Melbourne can learn from Brisbane’s bus system

MELBOURNE prides itself on many things. But when it comes to transport, it has to take second place to the much smaller and less-populated Brisbane. That city has a bus service that should be emulated.

No doubt, Melbourne is trying to put something in place. But its most recent effort, the myki, has turned out to be an expensive disaster. An inquiry is underway to decide whether the system should be scrapped or extended to the rest of the state. It is already over budget by about 200 percent with well in excess of a billion dollars having been spent.

The Brisbane system works, and works well. One only has to place one’s go card next to the reader when one is boarding and leaving the bus and it registers immediately with a moderately loud beep so that the driver knows the passenger isn’t cheating. If the card has insufficient funds, the beep sounds different.

There are two swipe points near the driver so people can get off the bus without delay, even at peak times. Touching the card to the reader does not delay people at all.

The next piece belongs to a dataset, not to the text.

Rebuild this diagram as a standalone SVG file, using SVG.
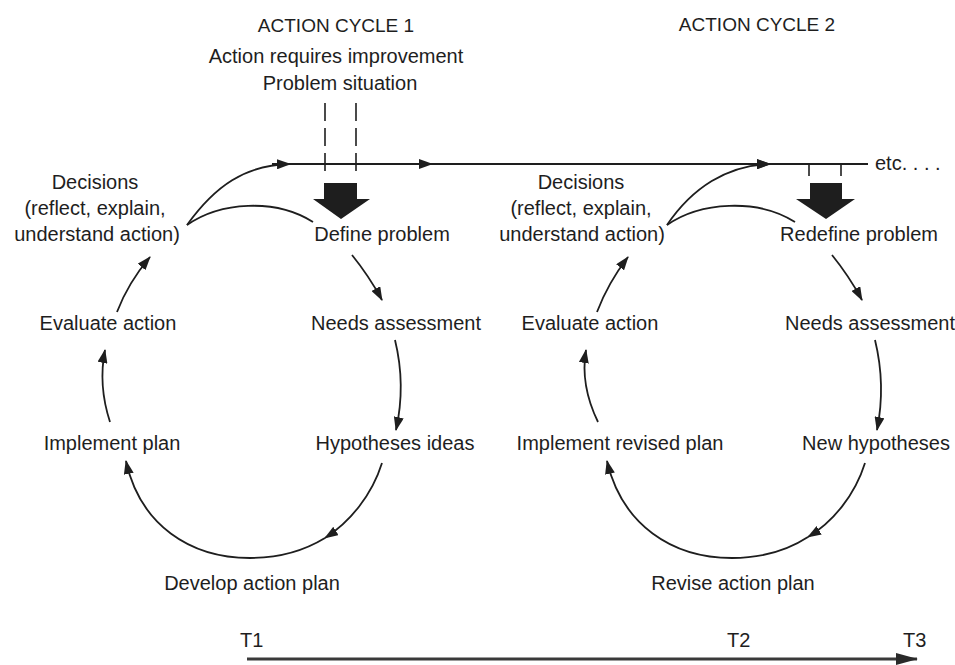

In sharp contrast, one has to hold a myki close to a reader for at least 5 seconds before it registers. And it does so with such a weak noise, that hardly anyone, except the passenger, knows it has registered. The same process happens when one leaves the bus.

If everyone in the bus was using the myki, it would delay those leaving the vehicle quite a bit, not something that would be welcome on a working day. One needs to remember that Melbourne has about four times the number of people that Brisbane does.

The myki also has its quirks. I normally pay $4.96 for a trip to the city – but if I do not close the trip the same day, the next time I touch on, I am charged only 2.02 for the journey. I found this out by accident when I forgot to touch off while leaving the bus one evening.

And on days when the trip to the city from the suburb where I live is different – the route is split into two on the weekends, the first bus taking one to the next suburb and a second bus taking one from there to the city – I get charged $2.02 for the first bit and 98 cents for the second part. Puzzling indeed.

The Brisbane system seems to be similar to London’s Oyster card. If you register the card, then you are asking for trouble because your movements are tracked. But an unregistered card does not open you to being tracked as you.